Ознакомившись с этой книжкой-конструктом, виртуозно собранной из ладно пригнанных архетипов, читатель оказывается как перед незаполненным библиотечным формуляром: вроде и все ясно, а ничего не сказано. Роман напоминает множество других — от "Кыси" Толстой до Быковского "ЖД", но рассеянную то тут, то там мифологическую составляющую предъявляет читателю в беспримесной, дистиллированной форме. Доблесть автора, таким образом, на этот раз заключается не во вскрытии культурных кодов и не в их переосмыслении — какая же в эпосе может быть рефлексия? — но в упорядочивании их, представлении в виде стройной системы. Правда, остается еще лирический герой, у которого, что называется, своя свадьба. И вот тут Великий Русский Писатель начинает выглядеть немного странно — то, что позволено Юпитеру, не позволено быку, но ведь и наоборот тоже как-то не очень. От мертвых классиков Сорокин перешел к живым собратьям — удалые фитили "Боруху Гроссу" и "Всеволоду Некросу", публичная экзекуция над "критиком Данилковым". Выглядят эти заходы, прямо скажем, мелковато; Быков при своей репутации фельетониста и говорящей фамилии с оппонентами в "ЖД" разбирался куда как оправданнее. Для ледяного Моцарта вроде Сорокина сбросить обороты лингвистической машины до уровня междусобойных разборок — все одно дать петуха. Не его жанр.

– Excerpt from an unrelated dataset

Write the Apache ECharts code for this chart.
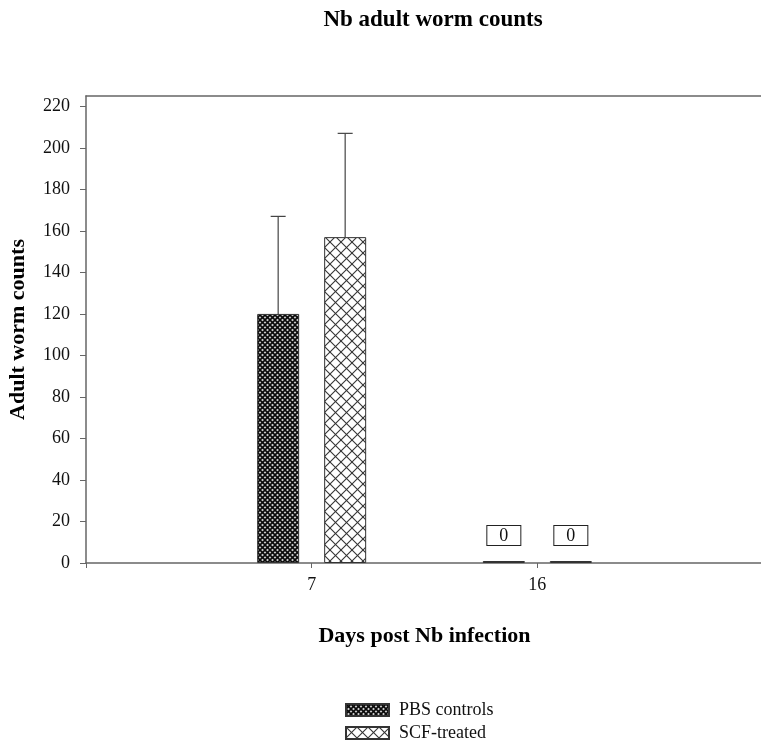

И еще. За последнее время появилось несколько заметных романов, отрабатывающих тот самый, один на всех великолепный миф. Но у Быкова там бьются живые души; у Славниковой в "2017" — нежность и животная, нерасчлененная магия языка; Сорокин же выдал чертеж, каркас, скелет. Профессионально обработанные мощи, выставленные в анатомическом театре на потеху почтенной публике: из чего сделаны мальчики, из чего девочки, а вот из этого — целая страна. Но ведь не только.